Review: Gog - S/T
“Stories of transformation are often painful primal and agonizing. The body rapidly twisting and contorting into some strange beast or monster is traditionally the tale told. Transformation at its best is invisible, stories of people evolving into something better or degenerating into something worse. Evolution, life and death, could be considered in this process of change when the transformation is played out over millions of years, centuries and decades. This album is a story of transformation.”
Perhaps I don’t pay this enough thought. The fact that transformation must involve the forceful rupture of original form; bones breaking and forming hideous curves, skin stretching and splintering, blood forcing out from within new follicles of feral hair. This record brings these considerations to light through pressure and muscle exertion; the sound of instruments (piano, drums, white noise amplifier wastage) being bent back against their natural mechanism, forming crests of climax to sprout up from within the plain of happening, like a volcano forcing its way up through the mantle. The record is a disturbance, an excitation. The music rises up in fire and violence, permeating the membrane of stasis and initiation an uneven – and deafeningly loud – exchange of force.

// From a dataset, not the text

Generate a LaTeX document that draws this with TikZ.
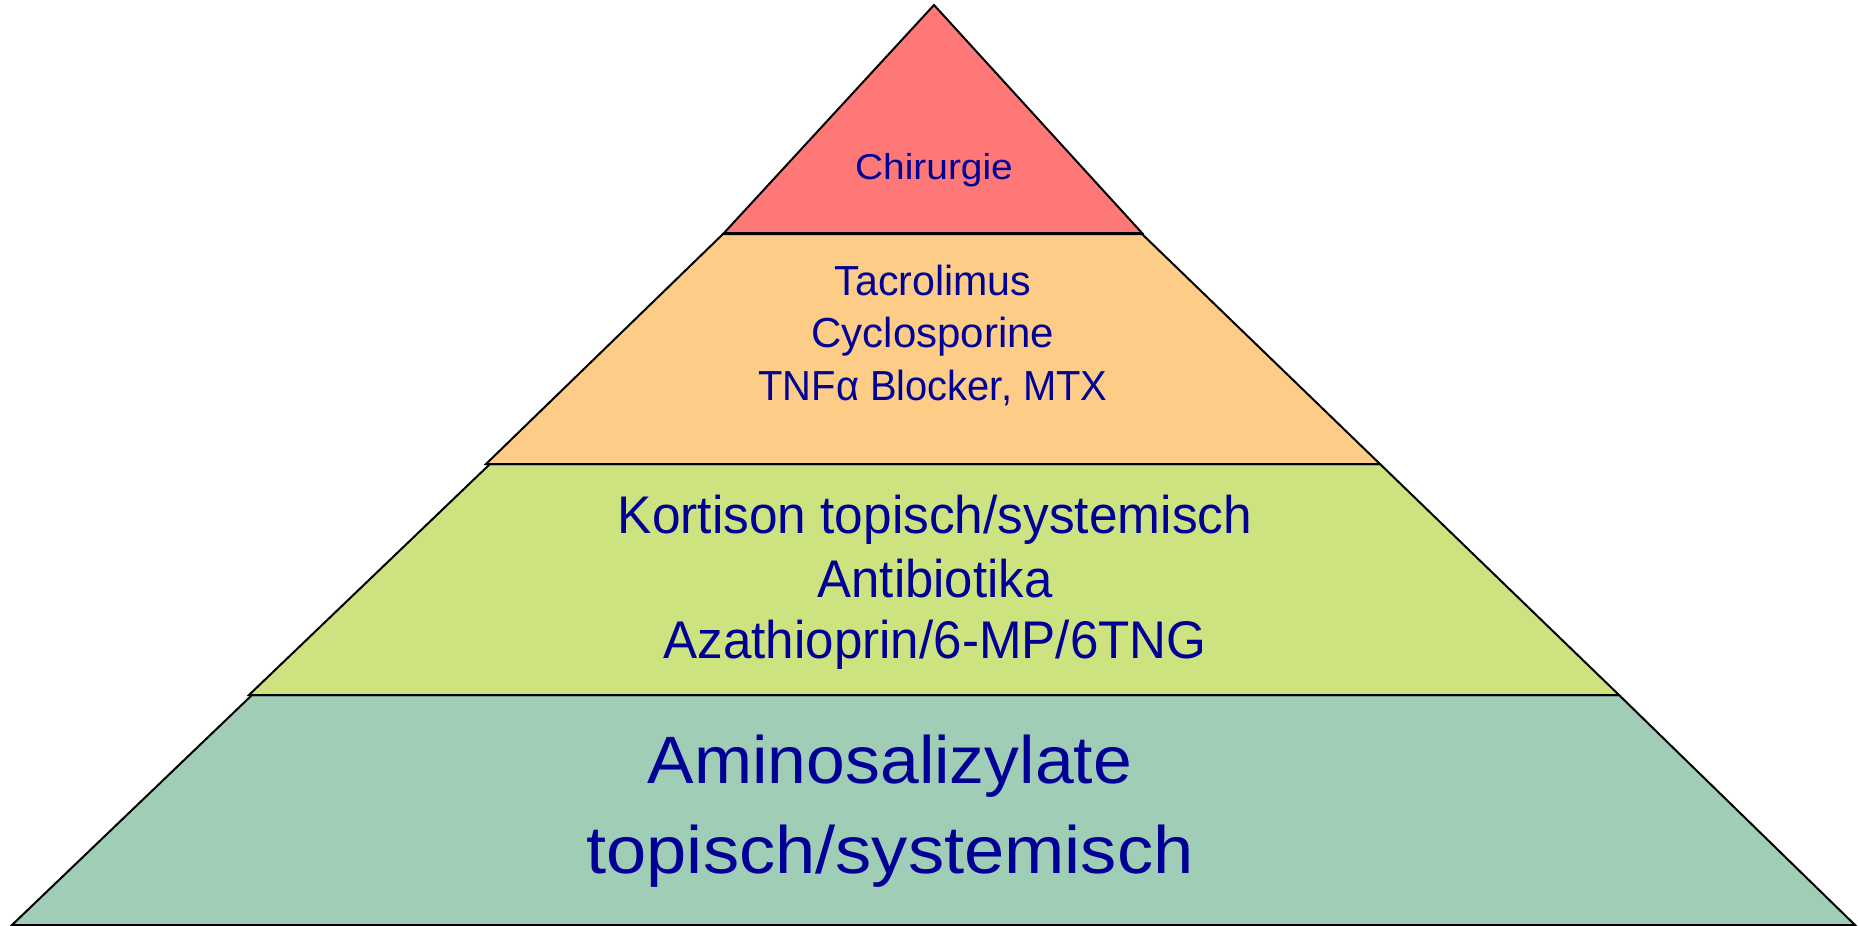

Yet there is method too, and the sound surges up in recurrent, distinct waves. Drums sway forward and back over a pivot of metronomic ride cymbal, while low hammer-blows of piano (played as percussion, as if tonality is a mere by-product) catch the rhythm like an infection, spreading the mutation between instruments. Noise runs through the gaps like an anarchic wind: a purr of distorted bass frequency like lava flow felt under foot, or a thick gale flecked with sand and dry debris, flecking my torso with dirt. Feedback whistles through the gaps in bloating fingers. At one point during “The First Cure”, melody wafts upward when the movement stops – a voice that paints the contorted body in sunlight, while drones cut the sky with horizontal nimbus strips. It’s a temporary glimmer of stillness, caught before the virus surges into a ferocious double-time of blastbeats and screams, forcefully announcing the parting of flesh. The mutation is never complete.